Stump, K. N., Kupersmidt, J. B., Stelter, R. L. and Rhodes, J. E. (2018), Mentoring Program Enhancements Supporting Effective Mentoring of Children of Incarcerated Parents. Am J Community Psychol, 62: 163-174. doi:10.1002/ajcp.12250
Summarized by Ariel Ervin
Notes of Interest:
- Although children of incarcerated parents (COIP) are in danger of facing negative outcomes, being in mentoring relationships can be a protective factor.
- Stump’s, Kupersmidt, Stelter’s, and Rhodes’s (2018) study analyzes how mentoring, as well as mentoring program enhancements, affect children of incarcerated parents.
- Based on the secondary analyses done on an archival database that contained 70,729 matches from 216 local BBBS databases and based on telephone interviews with a subset of the agencies.
- The results indicated that enhanced program practices led to more positive outcomes for children of incarcerated parents. They found that specifically having extra funding as well as for having specialized mentor training correlate stable and longer-lasting matches.
- The study simultaneously shows that having specific goals in catering to children of incarcerated parents correlated to higher expectations in education for children of incarcerated parents.
Introduction (Reprinted from the Abstract)
Children of incarcerated parents (COIP) are at risk for a range of negative outcomes; however, participating in a mentoring relationship can be a promising intervention for these youth. This study examined the impact of mentoring and mentoring program enhancements on COIP. Secondary data analyses were conducted on an archival database consisting of 70,729 matches from 216 Big Brothers Big Sisters (BBBS) local agencies to establish the differential effects of mentoring on COIP. A subset of 45 BBBS agencies, representing 25,252 matches, participated in a telephone interview about program enhancements for better serving COIP. Results revealed that enhanced program practices, including having specific program goals, providing specialized mentor training, and receiving additional funding resulted in better outcomes for COIP matches.
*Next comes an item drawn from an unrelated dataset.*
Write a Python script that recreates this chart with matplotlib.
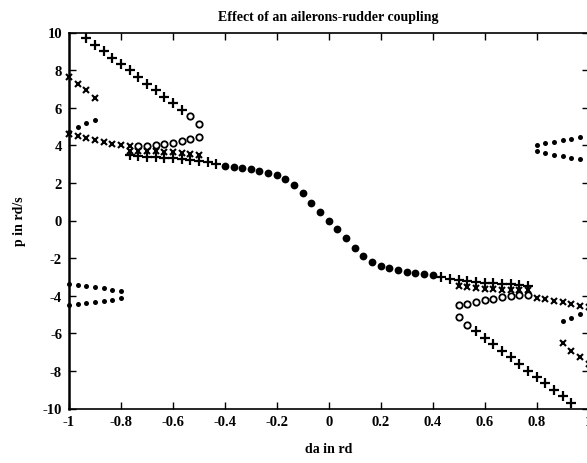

Specifically, specialized mentor training and receiving additional funding for serving matches containing COIP were associated with longer and stronger matches. Having specific goals for serving COIP was associated with higher educational expectations in COIP. Results are discussed in terms of benefits of a relationship‐based intervention for addressing the needs of COIP and suggestions for program improvements when mentoring programs are serving this unique population of youth.
Implications (Reprinted from the Discussion)
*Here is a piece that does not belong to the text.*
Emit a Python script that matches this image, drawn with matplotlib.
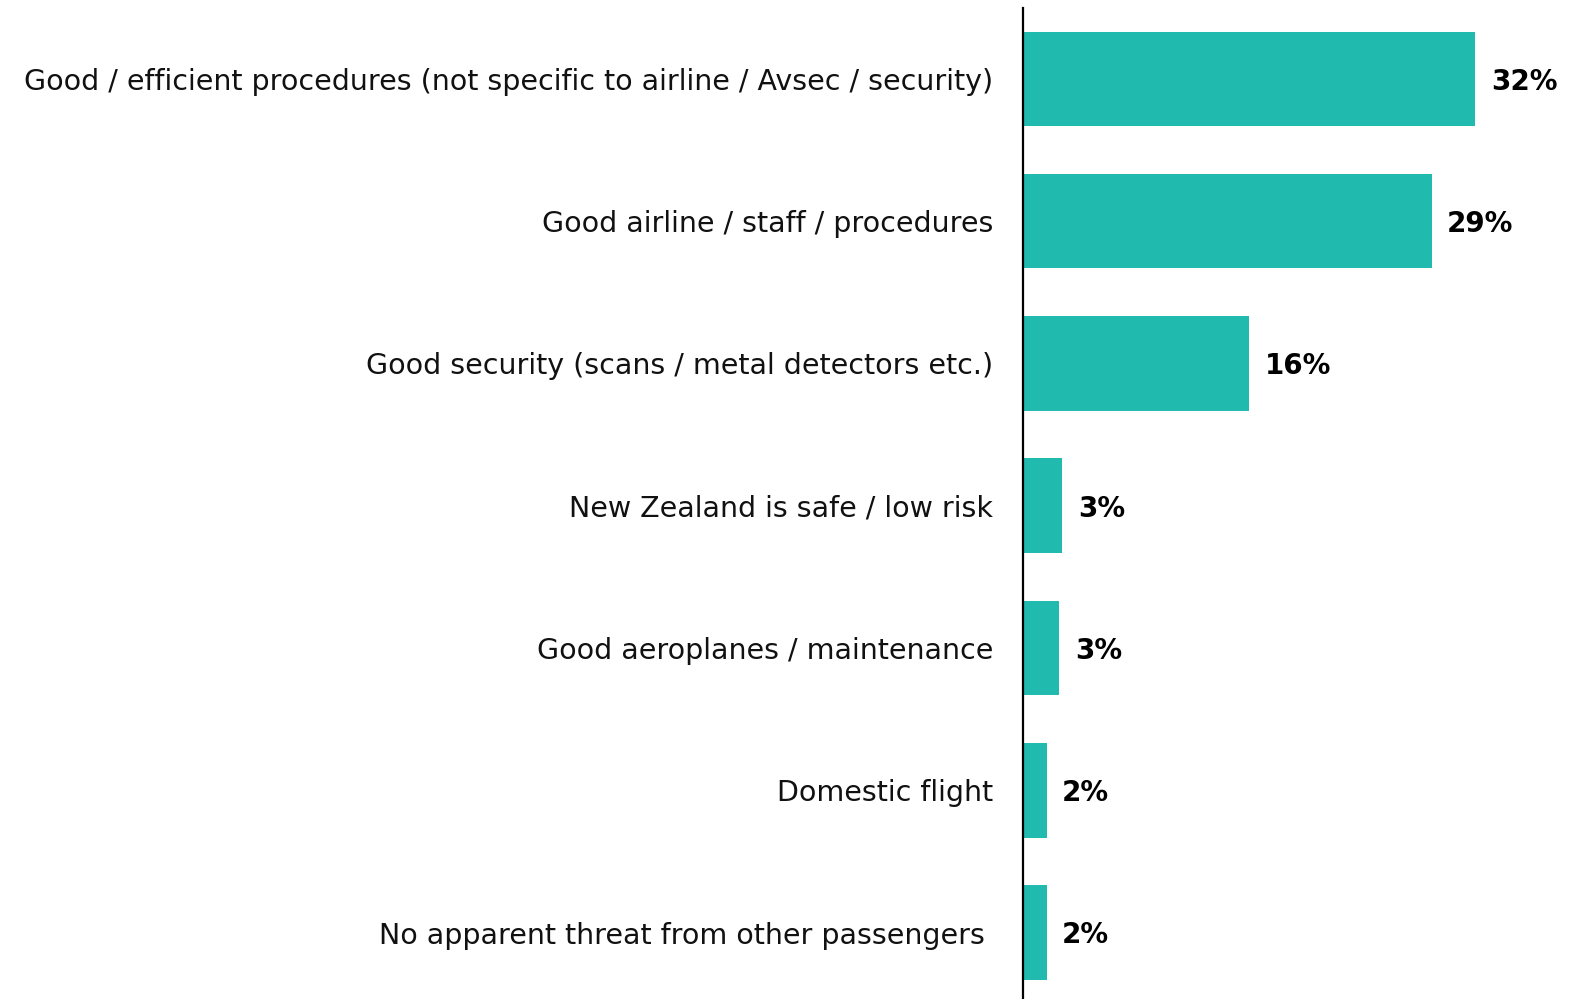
import matplotlib.pyplot as plt

plt.rcParams['font.family'] = ['DejaVu Sans']

# reasons given, top to bottom, with share of respondents (%)
reasons = [
    "Good / efficient procedures (not specific to airline / Avsec / security)",
    "Good airline / staff / procedures",
    "Good security (scans / metal detectors etc.)",
    "New Zealand is safe / low risk",
    "Good aeroplanes / maintenance",
    "Domestic flight",
    "No apparent threat from other passengers ",
]
shares = [32.0, 28.9, 16.0, 2.8, 2.6, 1.7, 1.7]

bar_color = '#21BAAF'

fig = plt.figure(figsize=(15.83, 9.99), dpi=100)
ax = fig.add_axes([0.646, -0.0047, 0.354, 0.997])

y = list(range(len(reasons)))
ax.barh(y, shares, height=0.665, color=bar_color)

for yi, v in zip(y, shares):
    ax.text(v + 1.1, yi + 0.02, f"{v:.0f}%", va='center', ha='left',
            fontsize=20, fontweight='bold', color='black')

ax.set_yticks(y)
ax.set_yticklabels(reasons, fontsize=20.5, color='#111111')
ax.tick_params(axis='y', length=0, pad=21)
ax.set_ylim(len(reasons) - 0.5, -0.5)
ax.set_xlim(0, 39.6)
ax.set_xticks([])

for side in ['top', 'right', 'bottom']:
    ax.spines[side].set_visible(False)
ax.spines['left'].set_linewidth(1.6)
ax.spines['left'].set_color('black')

fig.savefig('out.png', dpi=100)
Children who have an incarcerated parent are more likely to have been exposed to additional psychosocial risks such as poverty, altered living arrangements including separation from parents, and living in a home without a biological parent. These risks, in turn, may contribute to challenges in establishing and maintaining a long‐term, high‐quality mentoring relationship among COIP. However, the most important set of findings from this study showed that when mentoring programs enhanced their program practices to address the specific needs of COIP, mentoring can result in more positive match and youth outcomes for youth within this population. Without these enhancements to program operations, the myriad challenges faced by COIP can minimize the typically positive impacts of mentoring among youth who have an incarcerated parent. Overall, these findings suggest that more targeted and more powerful mentoring interventions are helpful for enhancing the experience of mentoring for COIP.
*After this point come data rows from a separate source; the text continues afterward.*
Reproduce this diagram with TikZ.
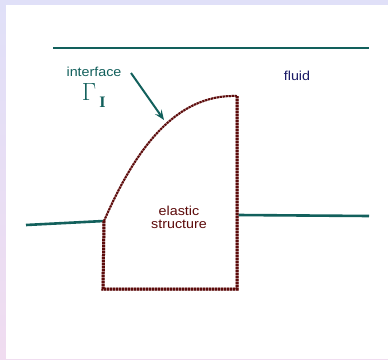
\documentclass[tikz,border=0pt]{standalone}
\usepackage{fontspec}
\setmainfont{Liberation Sans}
\newfontfamily\gserif{Liberation Serif}
\usetikzlibrary{arrows.meta}
\definecolor{teal1}{HTML}{12605C}
\definecolor{brn}{HTML}{5C0A0A}
\definecolor{brnl}{HTML}{B08888}
\definecolor{navy1}{HTML}{1A1A66}
\definecolor{bgtop}{HTML}{E0E0F8}
\definecolor{bgbot}{HTML}{F0DCF0}
\tikzset{
  fluidline/.style={draw=teal1,line width=2.6pt},
  wallbase/.style={draw=brnl,line width=3pt},
  walldots/.style={draw=brn,line width=3pt,dash pattern=on 2pt off 1pt},
  curvebase/.style={draw=brnl,line width=2pt},
  curvedots/.style={draw=brn,line width=2pt,dash pattern=on 2pt off 1pt},
  lbl/.style={inner sep=0pt,font=\fontsize{13}{14}\selectfont,xscale=1.1}
}
\begin{document}
\begin{tikzpicture}[x=1pt,y=-1pt]
\useasboundingbox (0,0) rectangle (388,359);
\shade[top color=bgtop,bottom color=bgbot] (0,0) rectangle (388,359);
\fill[bgtop] (0,0) rectangle (388,5);
\fill[white] (6,5) rectangle (388,359);
% coordinates
\coordinate (tl) at (53,48);
\coordinate (tr) at (369,48);
\coordinate (ll) at (26,225);
\coordinate (A) at (104,221);
\coordinate (B) at (237,96);
\coordinate (C) at (237,289);
\coordinate (D) at (103,289);
\coordinate (E) at (238,215);
\coordinate (rr) at (369,216);
% fluid lines
\draw[fluidline] (tl) -- (tr);
\draw[fluidline] (ll) -- (A);
\draw[fluidline] (E) -- (rr);
% structure
\draw[curvebase] (A) .. controls (135,150) and (175,94) .. (B);
\draw[curvedots] (A) .. controls (135,150) and (175,94) .. (B);
\draw[wallbase,line join=miter] (B) -- (C) -- (D) -- (A);
\draw[walldots,line join=miter] (B) -- (C) -- (D) -- (A);
% labels
\node[lbl,text=teal1] (iface) at (94,72) {interface};
\node[inner sep=0pt,text=teal1,font=\fontsize{26}{26}\selectfont] (gam) at (89,92) {$\Gamma$};
\node[inner sep=0pt,text=teal1,font=\fontsize{16}{16}\selectfont\gserif\bfseries] (gi) at (102.5,102.5) {I};
\coordinate (as) at (131,73);
\coordinate (ae) at (164,120);
\draw[teal1,line width=2pt,-{Stealth[length=10pt,width=8pt,inset=4pt]}] (as) -- (ae);
\node[lbl,text=navy1] (fl) at (297,76) {fluid};
\node[lbl,text=brn,align=center] (es) at (179,217.5) {elastic\\[-1pt]structure};
\end{tikzpicture}
\end{document}
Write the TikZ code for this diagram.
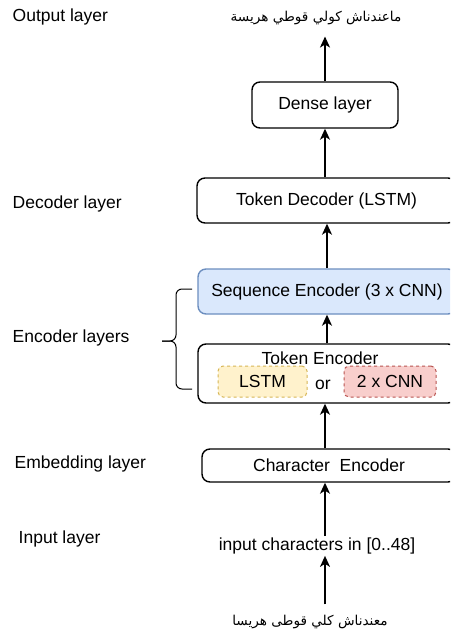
\documentclass[tikz,border=0pt]{standalone}
\usepackage{fontspec}
\setsansfont{Liberation Sans}
\newfontfamily\arabicfont[Script=Arabic]{DejaVu Sans}
\TeXXeTstate=1
\usetikzlibrary{arrows.meta, positioning}
\definecolor{cblue}{HTML}{DAE8FC}
\definecolor{cbluedraw}{HTML}{6C8EBF}
\definecolor{cyellow}{HTML}{FFF2CC}
\definecolor{cyellowdraw}{HTML}{D6B656}
\definecolor{cred}{HTML}{F8CECC}
\definecolor{creddraw}{HTML}{B85450}
\tikzset{
  every picture/.style={font=\sffamily\fontsize{17.5}{21}\selectfont, line width=1.4pt},
  box/.style={draw, fill=white, rounded corners=8pt, align=center, inner sep=0pt, minimum height=45pt, minimum width=258pt},
  arrow/.style={-{Stealth[length=11pt, width=10pt, inset=3pt]}, line width=1.4pt},
  lab/.style={anchor=west, inner sep=0pt},
  txt/.style={inner sep=1pt},
  arab/.style={inner xsep=1pt, inner ysep=#1, font=\arabicfont\fontsize{13.6}{16}\selectfont},
}

\begin{document}
\begin{tikzpicture}[x=1pt, y=-1pt, opt/.style={draw=#1draw, fill=#1, dashed, rounded corners=5pt, minimum width=89pt, minimum height=31pt, inner sep=0pt, line width=1pt}]
\clip (0,0) rectangle (450,632);
% layer names
\node[lab] (outlab) at (12,17) {Output layer};
\node[lab] (declab) at (12,204) {Decoder layer};
\node[lab] (enclab) at (12,338) {Encoder layers};
\node[lab] (emblab) at (14,464) {Embedding layer};
\node[lab] (inlab) at (18,539) {Input layer};
% brace
\draw[line width=1pt, rounded corners=6pt] (192,289) -- (176,289) -- (176,341) -- (162,341);
\draw[line width=1pt, rounded corners=6pt] (192,389) -- (176,389) -- (176,341) -- (162,341);
% output
\node[arab=11pt] (outtext) at (316,18) {\beginR ماعندناش كولي قوطي هريسة\endR};
\node[box, minimum width=146pt, minimum height=46pt] (dense) at (325,105) {Dense layer};
\node[box, minimum width=259pt] (decoder) at (326.5,200.5) {Token Decoder (LSTM)};
% encoders
\node[box, draw=cbluedraw, fill=cblue] (seqenc) at (327,291.5) {Sequence Encoder (3 x CNN)};
\node[box, minimum height=59pt] (tokenenc) at (327,373.5) {};
\node[txt] (tokentitle) at (320,358) {Token Encoder};
\node[opt=cyellow] (lstm) at (262.5,381.5) {LSTM};
\node[txt] (or) at (323,385) {or};
\node[opt=cred, minimum width=92pt] (cnn) at (390,381.5) {2 x CNN};
% input
\node[box, minimum width=254pt, minimum height=33pt] (charenc) at (329,465.5) {Character\ \ Encoder};
\node[txt] (input) at (317,546) {input characters in [0..48]};
\node[arab=10pt] (intext) at (310,622) {\beginR معندناش كلي قوطى هريسا\endR};
% arrows
\draw[arrow] (dense) -- (dense |- outtext.south);
\draw[arrow] (decoder.north -| dense) -- (dense);
\draw[arrow] (seqenc) -- (seqenc |- decoder.south);
\draw[arrow] (tokenenc) -- (seqenc);
\draw[arrow] (charenc.north -| dense) -- (dense |- tokenenc.south);
\draw[arrow] (input.north -| dense) -- (dense |- charenc.south);
\draw[arrow] (intext.north -| dense) -- (dense |- input.south);
\end{tikzpicture}
\end{document}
Providing specialized training to mentors in a relationship with a COIP resulted in longer and stronger matches. COIP have shorter matches, on average, than non‐COIP; however, the difference in match length disappeared after controlling for the nestedness of data, suggesting that differences in match length can be largely attributed to variations between programs. Therefore, focusing on program‐level variables such as practice enhancements allowed for the identification of program practices that best fit the needs of COIP and other high‐risk youth.